WRITTEN REQUEST:
Everything from the first line of the data below through the line that contains "const yTicks = [0, 1, 2, 3, 4];" should be written out exactly, please, and nothing more; the pictures stay out.

DATA PROVIDED:
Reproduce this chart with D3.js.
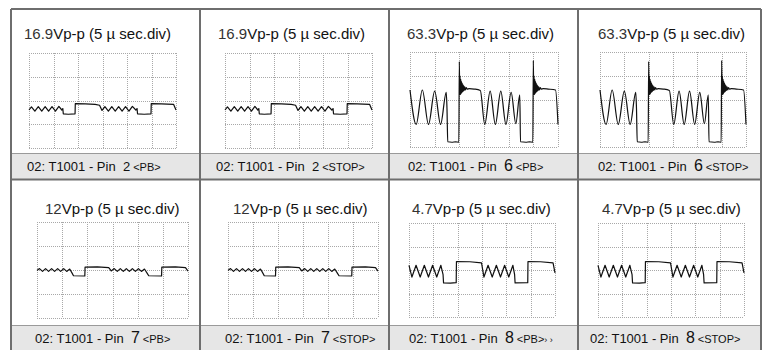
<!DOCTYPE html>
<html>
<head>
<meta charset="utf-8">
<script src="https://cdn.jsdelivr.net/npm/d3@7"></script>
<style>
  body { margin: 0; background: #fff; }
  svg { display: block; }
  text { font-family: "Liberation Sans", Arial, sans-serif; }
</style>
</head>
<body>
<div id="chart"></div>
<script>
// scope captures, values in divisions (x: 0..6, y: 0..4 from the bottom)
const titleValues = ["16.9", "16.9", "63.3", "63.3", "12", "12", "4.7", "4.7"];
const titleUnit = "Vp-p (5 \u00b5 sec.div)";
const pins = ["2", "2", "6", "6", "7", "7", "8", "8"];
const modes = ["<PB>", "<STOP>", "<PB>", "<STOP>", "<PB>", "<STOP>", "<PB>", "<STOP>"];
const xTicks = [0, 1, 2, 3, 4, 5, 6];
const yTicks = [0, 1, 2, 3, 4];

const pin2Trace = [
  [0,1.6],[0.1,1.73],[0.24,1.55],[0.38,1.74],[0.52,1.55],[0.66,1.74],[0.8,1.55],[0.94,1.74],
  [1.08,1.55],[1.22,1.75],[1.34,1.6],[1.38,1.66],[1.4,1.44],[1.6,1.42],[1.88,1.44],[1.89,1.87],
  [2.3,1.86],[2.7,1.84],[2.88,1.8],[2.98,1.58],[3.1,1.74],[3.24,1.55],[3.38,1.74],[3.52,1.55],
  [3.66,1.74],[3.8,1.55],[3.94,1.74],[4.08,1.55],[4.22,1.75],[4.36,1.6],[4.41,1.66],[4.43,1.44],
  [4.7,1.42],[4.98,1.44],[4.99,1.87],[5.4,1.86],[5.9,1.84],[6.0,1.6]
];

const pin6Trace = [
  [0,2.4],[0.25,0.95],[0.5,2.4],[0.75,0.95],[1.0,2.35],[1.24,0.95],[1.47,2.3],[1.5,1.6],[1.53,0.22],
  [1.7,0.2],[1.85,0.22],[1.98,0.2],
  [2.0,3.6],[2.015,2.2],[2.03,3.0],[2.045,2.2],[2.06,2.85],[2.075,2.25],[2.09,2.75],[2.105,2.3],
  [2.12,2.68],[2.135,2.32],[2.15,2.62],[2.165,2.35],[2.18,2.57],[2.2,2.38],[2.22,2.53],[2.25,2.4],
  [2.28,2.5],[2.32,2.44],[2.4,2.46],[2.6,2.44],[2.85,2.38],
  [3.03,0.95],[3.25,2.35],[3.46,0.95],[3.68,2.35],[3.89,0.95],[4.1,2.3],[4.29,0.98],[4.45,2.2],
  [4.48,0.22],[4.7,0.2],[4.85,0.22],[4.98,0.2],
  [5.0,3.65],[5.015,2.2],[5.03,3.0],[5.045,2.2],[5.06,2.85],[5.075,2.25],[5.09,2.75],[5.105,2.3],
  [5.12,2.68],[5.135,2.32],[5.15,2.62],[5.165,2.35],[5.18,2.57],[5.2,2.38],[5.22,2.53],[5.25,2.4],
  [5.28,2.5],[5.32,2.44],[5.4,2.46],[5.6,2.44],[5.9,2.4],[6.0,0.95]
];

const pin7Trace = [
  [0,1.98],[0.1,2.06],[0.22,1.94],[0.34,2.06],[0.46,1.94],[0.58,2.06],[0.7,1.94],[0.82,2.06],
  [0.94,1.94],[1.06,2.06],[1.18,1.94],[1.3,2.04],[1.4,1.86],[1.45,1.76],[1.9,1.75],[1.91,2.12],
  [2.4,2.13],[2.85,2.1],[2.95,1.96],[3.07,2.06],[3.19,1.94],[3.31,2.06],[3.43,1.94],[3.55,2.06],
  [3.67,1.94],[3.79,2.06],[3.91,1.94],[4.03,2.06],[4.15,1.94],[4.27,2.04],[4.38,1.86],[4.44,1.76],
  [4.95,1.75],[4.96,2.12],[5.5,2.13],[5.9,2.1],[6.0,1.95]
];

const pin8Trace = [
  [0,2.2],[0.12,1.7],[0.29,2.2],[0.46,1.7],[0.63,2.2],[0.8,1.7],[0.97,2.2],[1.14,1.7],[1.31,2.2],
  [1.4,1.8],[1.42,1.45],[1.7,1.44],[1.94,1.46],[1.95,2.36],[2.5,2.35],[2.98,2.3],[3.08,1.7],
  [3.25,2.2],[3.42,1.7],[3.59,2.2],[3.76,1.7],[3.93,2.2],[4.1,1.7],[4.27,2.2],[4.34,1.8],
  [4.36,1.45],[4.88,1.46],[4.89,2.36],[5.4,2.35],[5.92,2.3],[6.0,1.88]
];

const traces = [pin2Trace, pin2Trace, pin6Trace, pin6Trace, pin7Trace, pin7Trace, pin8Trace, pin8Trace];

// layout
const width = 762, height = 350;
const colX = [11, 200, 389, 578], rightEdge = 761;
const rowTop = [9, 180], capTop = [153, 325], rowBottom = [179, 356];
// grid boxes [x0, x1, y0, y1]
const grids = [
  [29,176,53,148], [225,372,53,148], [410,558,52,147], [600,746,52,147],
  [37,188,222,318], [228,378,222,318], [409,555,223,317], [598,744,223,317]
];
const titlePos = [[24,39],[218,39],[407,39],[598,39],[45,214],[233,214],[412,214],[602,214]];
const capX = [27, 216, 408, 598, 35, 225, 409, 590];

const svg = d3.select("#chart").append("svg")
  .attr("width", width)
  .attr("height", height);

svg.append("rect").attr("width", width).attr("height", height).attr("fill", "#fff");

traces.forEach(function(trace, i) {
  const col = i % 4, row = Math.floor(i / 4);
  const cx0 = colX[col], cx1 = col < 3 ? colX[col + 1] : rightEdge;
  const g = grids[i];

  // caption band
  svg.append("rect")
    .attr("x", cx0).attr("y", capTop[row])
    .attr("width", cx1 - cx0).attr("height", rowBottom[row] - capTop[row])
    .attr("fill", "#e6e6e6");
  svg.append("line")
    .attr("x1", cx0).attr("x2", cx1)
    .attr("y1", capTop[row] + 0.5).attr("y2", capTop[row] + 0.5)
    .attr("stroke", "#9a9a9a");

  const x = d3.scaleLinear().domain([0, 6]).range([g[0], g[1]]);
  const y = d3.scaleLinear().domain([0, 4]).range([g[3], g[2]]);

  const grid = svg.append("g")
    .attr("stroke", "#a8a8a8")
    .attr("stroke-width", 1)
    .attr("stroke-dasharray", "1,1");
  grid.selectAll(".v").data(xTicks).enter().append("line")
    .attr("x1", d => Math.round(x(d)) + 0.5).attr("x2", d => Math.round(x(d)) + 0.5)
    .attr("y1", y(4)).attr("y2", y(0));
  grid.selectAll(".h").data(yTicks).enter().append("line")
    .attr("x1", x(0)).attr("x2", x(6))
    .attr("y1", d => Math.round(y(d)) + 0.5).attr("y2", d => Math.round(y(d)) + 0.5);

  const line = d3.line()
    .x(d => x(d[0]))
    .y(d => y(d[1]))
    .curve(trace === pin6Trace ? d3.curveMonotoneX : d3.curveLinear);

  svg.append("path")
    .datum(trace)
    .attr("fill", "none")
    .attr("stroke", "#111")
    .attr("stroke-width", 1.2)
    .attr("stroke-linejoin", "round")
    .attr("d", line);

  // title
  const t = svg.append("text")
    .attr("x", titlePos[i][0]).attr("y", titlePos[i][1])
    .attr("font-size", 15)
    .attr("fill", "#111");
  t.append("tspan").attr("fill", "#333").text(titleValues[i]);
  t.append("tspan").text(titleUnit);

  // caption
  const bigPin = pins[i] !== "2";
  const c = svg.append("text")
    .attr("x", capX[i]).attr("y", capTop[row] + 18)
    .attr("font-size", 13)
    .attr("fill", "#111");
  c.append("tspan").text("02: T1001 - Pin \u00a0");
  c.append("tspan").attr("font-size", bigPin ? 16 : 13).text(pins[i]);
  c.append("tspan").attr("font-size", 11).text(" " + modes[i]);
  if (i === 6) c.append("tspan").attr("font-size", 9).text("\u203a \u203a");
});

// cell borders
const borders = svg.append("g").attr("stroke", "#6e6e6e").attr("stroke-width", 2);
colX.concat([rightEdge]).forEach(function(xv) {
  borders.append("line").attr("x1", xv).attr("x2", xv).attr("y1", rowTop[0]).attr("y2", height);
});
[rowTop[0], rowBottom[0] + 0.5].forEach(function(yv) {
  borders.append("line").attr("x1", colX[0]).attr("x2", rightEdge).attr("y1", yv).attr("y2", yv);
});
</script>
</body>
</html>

PROBLEM SOLUTION:
Reproduce this chart with D3.js.
<!DOCTYPE html>
<html>
<head>
<meta charset="utf-8">
<script src="https://cdn.jsdelivr.net/npm/d3@7"></script>
<style>
  body { margin: 0; background: #fff; }
  svg { display: block; }
  text { font-family: "Liberation Sans", Arial, sans-serif; }
</style>
</head>
<body>
<div id="chart"></div>
<script>
// scope captures, values in divisions (x: 0..6, y: 0..4 from the bottom)
const titleValues = ["16.9", "16.9", "63.3", "63.3", "12", "12", "4.7", "4.7"];
const titleUnit = "Vp-p (5 \u00b5 sec.div)";
const pins = ["2", "2", "6", "6", "7", "7", "8", "8"];
const modes = ["<PB>", "<STOP>", "<PB>", "<STOP>", "<PB>", "<STOP>", "<PB>", "<STOP>"];
const xTicks = [0, 1, 2, 3, 4, 5, 6];
const yTicks = [0, 1, 2, 3, 4];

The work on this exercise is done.